▸ PROBLEM DESCRIPTION: Reproduce the material below line by line, beginning with its first line and ending with the line that contains "import * as d3 from 'd3';"; leave out pictures.
◆ ◆ ◆ ◆ ◆ ◆ ◆
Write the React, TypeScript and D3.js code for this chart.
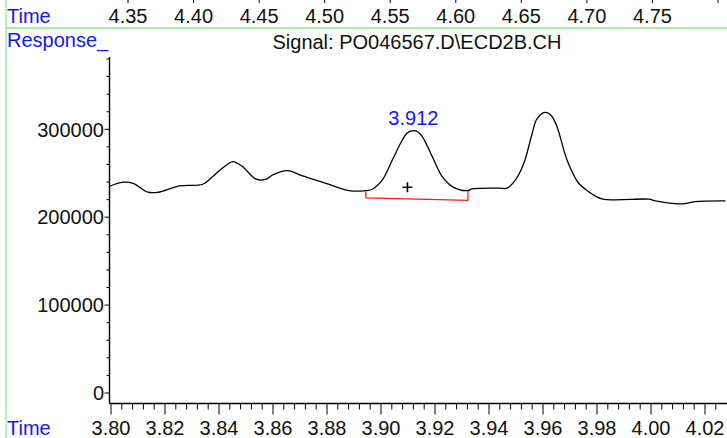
import React, { useEffect, useRef } from 'react';
import * as d3 from 'd3';

// signal trace
const times = [
  3.7992, 3.8045, 3.8082, 3.8137, 3.8174, 3.8254, 3.834, 3.8376, 3.8413, 3.8451,
  3.8469, 3.8488, 3.8538, 3.8575, 3.8599, 3.8654, 3.871, 3.8796, 3.8882, 3.8944,
  3.8968, 3.9005, 3.9042, 3.9079, 3.9097, 3.9119, 3.9137, 3.9153, 3.919, 3.9227,
  3.9264, 3.9319, 3.9338, 3.9437, 3.9467, 3.9498, 3.9529, 3.956, 3.9575, 3.9597,
  3.9615, 3.9632, 3.9652, 3.9689, 3.9732, 3.9769, 3.9818, 3.9993, 4.0016, 4.0114,
  4.0163, 4.0276,
];
const response = [
  234800, 239800, 238600, 228400, 228400, 235600, 237500, 246100, 256000, 263200,
  261100, 257500, 243200, 243200, 248100, 253000, 246900, 238600, 230200, 230200,
  231800, 242400, 265100, 287800, 295800, 298400, 297000, 291600, 268900, 246100,
  234800, 230200, 232200, 233000, 233000, 242400, 261400, 295500, 310600, 318200,
  318900, 315100, 303000, 265100, 238600, 229100, 220800, 220500, 218500, 215100,
  217700, 218500,
];

// integration baseline of the labelled peak
const baseTimes = [3.8944, 3.8944, 3.9322, 3.9322];
const baseValues = [229100, 221900, 219100, 230200];
const peakTime = 3.912;
const peakValue = 298400;
const peakLabel = '3.912';
const crossTime = 3.9098;
const crossValue = 234100;

const bottomMajor = [3.8, 3.82, 3.84, 3.86, 3.88, 3.9, 3.92, 3.94, 3.96, 3.98, 4.0, 4.02];
const yMajor = [0, 100000, 200000, 300000];
const topTicks = [4.35, 4.4, 4.45, 4.5, 4.55, 4.6, 4.65, 4.7, 4.75, 4.8];
const topLabels = ['4.35', '4.40', '4.45', '4.50', '4.55', '4.60', '4.65', '4.70', '4.75'];

const signalTitle = 'Signal: PO046567.D\\ECD2B.CH';

const App: React.FC = () => {
  const svgRef = useRef<SVGSVGElement>(null);

  useEffect(() => {
    if (!svgRef.current) return;
    const W = 727, H = 438;
    const font = '"Liberation Sans", Arial, sans-serif';
    const blue = '#1414ff';
    const green = '#a4f0a4';

    const svg = d3.select(svgRef.current).attr('width', W).attr('height', H).html('');

    const x = d3.scaleLinear().domain([3.8, 4.02]).range([111, 705]);
    const y = d3.scaleLinear().domain([0, 300000]).range([393, 129.3]);
    const xTop = d3.scaleLinear().domain([4.35, 4.8]).range([128, 718]);
    const axisX = 109.5, axisY = 403.5, axisTop = 57;

    // frame lines
    svg.append('line').attr('x1', 6).attr('x2', 6).attr('y1', 0).attr('y2', H)
      .attr('stroke', green).attr('stroke-width', 1.6);
    svg.append('line').attr('x1', 6).attr('x2', W).attr('y1', 28).attr('y2', 28)
      .attr('stroke', green).attr('stroke-width', 2);

    // top time axis (other window)
    svg.append('g').selectAll('line').data(topTicks).join('line')
      .attr('x1', d => xTop(d)).attr('x2', d => xTop(d)).attr('y1', 0).attr('y2', 3)
      .attr('stroke', '#000').attr('stroke-width', 1);
    svg.append('g').selectAll('text').data(topLabels).join('text')
      .attr('x', d => xTop(+d)).attr('y', 22.5).attr('text-anchor', 'middle')
      .attr('font-family', font).attr('font-size', 20).attr('fill', '#111').text(d => d);

    svg.append('text').attr('x', 7).attr('y', 22.5).attr('font-family', font)
      .attr('font-size', 20).attr('fill', blue).text('Time');
    svg.append('text').attr('x', 7).attr('y', 47).attr('font-family', font)
      .attr('font-size', 20).attr('fill', blue).text('Response_');
    svg.append('text').attr('x', 417).attr('y', 49).attr('text-anchor', 'middle')
      .attr('font-family', font).attr('font-size', 20).attr('fill', '#111').text(signalTitle);

    // y axis
    svg.append('line').attr('x1', axisX).attr('x2', axisX).attr('y1', axisTop).attr('y2', axisY)
      .attr('stroke', '#000').attr('stroke-width', 1.4);
    const yMinor = d3.range(0, 380001, 20000);
    svg.append('g').selectAll('line').data(yMinor).join('line')
      .attr('x1', d => axisX - (d % 100000 === 0 ? 5 : 3)).attr('x2', axisX)
      .attr('y1', d => y(d)).attr('y2', d => y(d))
      .attr('stroke', '#000').attr('stroke-width', 1);
    svg.append('g').selectAll('text').data(yMajor).join('text')
      .attr('x', 104).attr('y', d => y(d)).attr('dy', '0.36em').attr('text-anchor', 'end')
      .attr('font-family', font).attr('font-size', 20).attr('fill', '#111').text(d => String(d));

    // x axis
    svg.append('line').attr('x1', axisX).attr('x2', W).attr('y1', axisY).attr('y2', axisY)
      .attr('stroke', '#000').attr('stroke-width', 1.4);
    const xMinor = d3.range(0, 57).map(i => 3.8 + i * 0.004);
    svg.append('g').selectAll('line').data(xMinor).join('line')
      .attr('x1', d => x(d)).attr('x2', d => x(d)).attr('y1', axisY)
      .attr('y2', (d, i) => axisY + (i % 5 === 0 ? 11 : 6))
      .attr('stroke', '#000').attr('stroke-width', 1);
    svg.append('g').selectAll('text').data(bottomMajor).join('text')
      .attr('x', d => x(d)).attr('y', 435).attr('text-anchor', 'middle')
      .attr('font-family', font).attr('font-size', 20).attr('fill', '#111').text(d => d.toFixed(2));
    svg.append('text').attr('x', 7).attr('y', 435).attr('font-family', font)
      .attr('font-size', 20).attr('fill', blue).text('Time');

    // trace
    const pts = times.map((t, i) => [t, response[i]] as [number, number]);
    const line = d3.line<[number, number]>().x(d => x(d[0])).y(d => y(d[1])).curve(d3.curveCatmullRom);
    svg.append('path').datum(pts).attr('fill', 'none').attr('stroke', '#000')
      .attr('stroke-width', 1.3).attr('d', line);

    // baseline
    const base = baseTimes.map((t, i) => [t, baseValues[i]] as [number, number]);
    svg.append('path').datum(base).attr('fill', 'none').attr('stroke', '#ff1a1a')
      .attr('stroke-width', 1.3).attr('d', d3.line<[number, number]>().x(d => x(d[0])).y(d => y(d[1])));

    // cross marker and peak label
    const cx = x(crossTime), cy = y(crossValue);
    svg.append('path').attr('d', `M${cx - 5},${cy}H${cx + 5}M${cx},${cy - 5}V${cy + 5}`)
      .attr('stroke', '#000').attr('stroke-width', 1.6);
    svg.append('text').attr('x', x(peakTime)).attr('y', y(peakValue) - 6).attr('text-anchor', 'middle')
      .attr('font-family', font).attr('font-size', 20).attr('fill', blue).text(peakLabel);
  }, []);

  return (
    <div style={{ position: 'absolute', left: 0, top: 0, background: '#fff' }}>
      <svg ref={svgRef}></svg>
    </div>
  );
};

export default App;
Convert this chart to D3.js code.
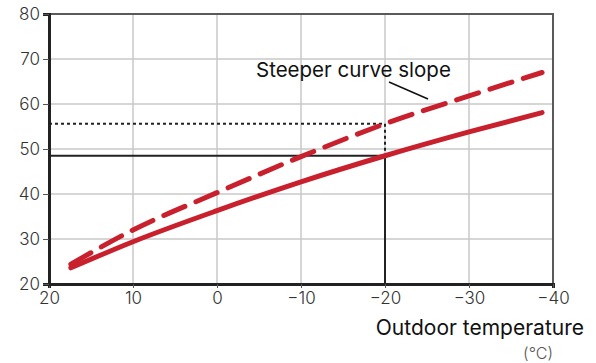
<!DOCTYPE html>
<html><head><meta charset="utf-8">
<script src="https://cdn.jsdelivr.net/npm/d3@7/dist/d3.min.js"></script>
<style>body{margin:0;background:#fff}svg{display:block}</style>
</head><body>
<script>
const xTicks = [20, 10, 0, -10, -20, -30, -40];
const xTickLabels = ["20", "10", "0", "−10", "−20", "−30", "−40"];
const yTicks = [20, 30, 40, 50, 60, 70, 80];
const temps = [17.4, 10, 0, -10, -20, -30, -38.7];
const normalCurve = [23.6, 29.4, 36.3, 42.7, 48.5, 53.8, 58.1];
const steeperCurve = [24.4, 32.0, 40.3, 48.3, 55.6, 61.8, 67.0];
const refTemp = -20;
const refNormal = 48.5;
const refSteep = 55.6;
const annotation = "Steeper curve slope";
const xTitle = "Outdoor temperature";
const xUnit = "(°C)";

const W = 596, H = 363;
const m = {l: 49, r: 43, t: 14, b: 79};
const svg = d3.select("body").append("svg").attr("width", W).attr("height", H);
const x = d3.scaleLinear().domain([20, -40]).range([m.l, W - m.r]);
const y = d3.scaleLinear().domain([20, 80]).range([H - m.b, m.t]);
const font = "Inter, 'Open Sans', sans-serif";

// grid
svg.append("g").selectAll("line").data(xTicks.slice(1, -1)).join("line")
  .attr("x1", d => x(d)).attr("x2", d => x(d)).attr("y1", y(80)).attr("y2", y(20))
  .attr("stroke", "#c8c8c8").attr("stroke-width", 1.5);
svg.append("g").selectAll("line").data(yTicks.slice(1, -1)).join("line")
  .attr("x1", x(20)).attr("x2", x(-40)).attr("y1", d => y(d)).attr("y2", d => y(d))
  .attr("stroke", "#c8c8c8").attr("stroke-width", 1.5);

// top/right frame
svg.append("path").attr("d", `M${x(20)},${y(80)}H${x(-40)}V${y(20)}`)
  .attr("fill", "none").attr("stroke", "#5a5a5a").attr("stroke-width", 2);

// axes
const xAxis = d3.axisBottom(x).tickValues(xTicks).tickFormat((d, i) => xTickLabels[i]).tickSize(4).tickPadding(4);
const gx = svg.append("g").attr("transform", `translate(0,${y(20)})`).call(xAxis);
gx.select(".domain").attr("stroke", "#222").attr("stroke-width", 3);
gx.selectAll(".tick line").attr("stroke", "#555").attr("stroke-width", 1);
gx.selectAll("text").attr("font-family", font).attr("font-size", 17).attr("font-weight", 300).attr("fill", "#333");

const yAxis = d3.axisLeft(y).tickValues(yTicks).tickSize(6).tickPadding(3);
const gy = svg.append("g").attr("transform", `translate(${x(20)},0)`).call(yAxis);
gy.select(".domain").attr("stroke", "#222").attr("stroke-width", 3);
gy.selectAll(".tick line").attr("stroke", "#555").attr("stroke-width", 1);
gy.selectAll("text").attr("font-family", font).attr("font-size", 17).attr("font-weight", 300).attr("fill", "#333");

// reference lines
svg.append("path").attr("d", `M${x(20)},${y(refSteep)}H${x(refTemp)}V${y(refNormal)}`)
  .attr("fill", "none").attr("stroke", "#222").attr("stroke-width", 2).attr("stroke-dasharray", "3,3");
svg.append("path").attr("d", `M${x(20)},${y(refNormal)}H${x(refTemp)}V${y(20)}`)
  .attr("fill", "none").attr("stroke", "#222").attr("stroke-width", 2);

const line = d3.line().x(d => x(d[0])).y(d => y(d[1])).curve(d3.curveMonotoneX);
svg.append("path").attr("d", line(temps.map((t, i) => [t, normalCurve[i]])))
  .attr("fill", "none").attr("stroke", "#c9202e").attr("stroke-width", 5).attr("stroke-linecap", "round");
svg.append("path").attr("d", line(temps.map((t, i) => [t, steeperCurve[i]])))
  .attr("fill", "none").attr("stroke", "#c9202e").attr("stroke-width", 5).attr("stroke-linecap", "round")
  .attr("stroke-dasharray", "23,12");

// annotation
svg.append("text").attr("x", 256).attr("y", 77).text(annotation)
  .attr("font-family", font).attr("font-size", 20.5).attr("fill", "#111");
svg.append("line").attr("x1", 389).attr("y1", 82).attr("x2", 428).attr("y2", 99)
  .attr("stroke", "#111").attr("stroke-width", 1.5);

svg.append("text").attr("x", 584).attr("y", 335).attr("text-anchor", "end").text(xTitle)
  .attr("font-family", font).attr("font-size", 21).attr("fill", "#111");
svg.append("text").attr("x", 553).attr("y", 359).attr("text-anchor", "end").text(xUnit)
  .attr("font-family", font).attr("font-size", 16).attr("font-weight", 300).attr("fill", "#555");
</script>
</body></html>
◆ ◆ ◆ ◆ ◆ ◆ ◆
▸ RESULT BELOW:
Write the React, TypeScript and D3.js code for this chart.
import React, { useEffect, useRef } from 'react';
import * as d3 from 'd3';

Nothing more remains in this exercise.